Classifier-based drift detector. The classifier is trained on a fraction of the combined reference and test data and drift is detected on the remaining data. To use all the data to detect drift, a stratified cross-validation scheme can be chosen.

Parameters:
  • x_ref (Union[ndarray, list]) – Data used as reference distribution.

  • model (Union[Module, Sequential]) – PyTorch classification model used for drift detection.

  • p_val (float) – p-value used for the significance of the test.

  • x_ref_preprocessed (bool) – Whether the given reference data x_ref has been preprocessed yet. If x_ref_preprocessed=True, only the test data x will be preprocessed at prediction time. If x_ref_preprocessed=False, the reference data will also be preprocessed.

  • preprocess_at_init (bool) – Whether to preprocess the reference data when the detector is instantiated. Otherwise, the reference data will be preprocessed at prediction time. Only applies if x_ref_preprocessed=False.

  • update_x_ref (Optional[Dict[str, int]]) – Reference data can optionally be updated to the last n instances seen by the detector or via reservoir sampling with size n. For the former, the parameter equals {‘last’: n} while for reservoir sampling {‘reservoir_sampling’: n} is passed.

  • preprocess_fn (Optional[Callable]) – Function to preprocess the data before computing the data drift metrics.

  • preds_type (str) – Whether the model outputs ‘probs’ or ‘logits’

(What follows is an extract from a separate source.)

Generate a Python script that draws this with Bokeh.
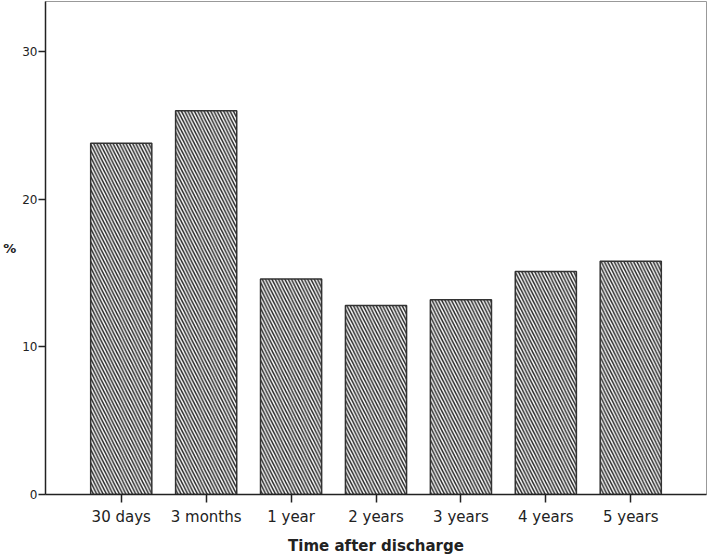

  • binarize_preds (bool) – Whether to test for discrepency on soft (e.g. probs/logits) model predictions directly with a K-S test or binarise to 0-1 prediction errors and apply a binomial test.

  • reg_loss_fn (Callable) – The regularisation term reg_loss_fn(model) is added to the loss function being optimized.

  • train_size (Optional[float]) – Optional fraction (float between 0 and 1) of the dataset used to train the classifier. The drift is detected on 1 - train_size. Cannot be used in combination with n_folds.

  • n_folds (Optional[int]) – Optional number of stratified folds used for training. The model preds are then calculated on all the out-of-fold predictions. This allows to leverage all the reference and test data for drift detection at the expense of longer computation. If both train_size and n_folds are specified, n_folds is prioritized.

  • retrain_from_scratch (bool) – Whether the classifier should be retrained from scratch for each set of test data or whether it should instead continue training from where it left off on the previous set.

  • seed (int) – Optional random seed for fold selection.

  • optimizer (Callable) – Optimizer used during training of the classifier.

  • learning_rate (float) – Learning rate used by optimizer.

  • batch_size (int) – Batch size used during training of the classifier.

  • preprocess_batch_fn (Optional[Callable]) – Optional batch preprocessing function. For example to convert a list of objects to a batch which can be processed by the model.

  • epochs (int) – Number of training epochs for the classifier for each (optional) fold.

  • verbose (int) – Verbosity level during the training of the classifier. 0 is silent, 1 a progress bar.

  • train_kwargs (Optional[dict]) – Optional additional kwargs when fitting the classifier.

  • device (Union[Literal['cuda', 'gpu', 'cpu'], device, None]) – Device type used. The default tries to use the GPU and falls back on CPU if needed. Can be specified by passing either 'cuda', 'gpu', 'cpu' or an instance of torch.device.

  • dataset (Callable) – Dataset object used during training.

  • dataloader (Callable) – Dataloader object used during training.

  • input_shape (Optional[tuple]) – Shape of input data.

  • data_type (Optional[str]) – Optionally specify the data type (tabular, image or time-series). Added to metadata.

score(x)[source]

Compute the out-of-fold drift metric such as the accuracy from a classifier trained to distinguish the reference data from the data to be tested.

Parameters:

x (Union[ndarray, list]) – Batch of instances.

Return type:

Tuple[float, float, ndarray, ndarray, Union[ndarray, list], Union[ndarray, list]]

Returns:

p-value, a notion of distance between the trained classifier’s out-of-fold performance and that which we’d expect under the null assumption of no drift, and the out-of-fold classifier model prediction probabilities on the reference and test data as well as the associated reference and test instances of the out-of-fold predictions.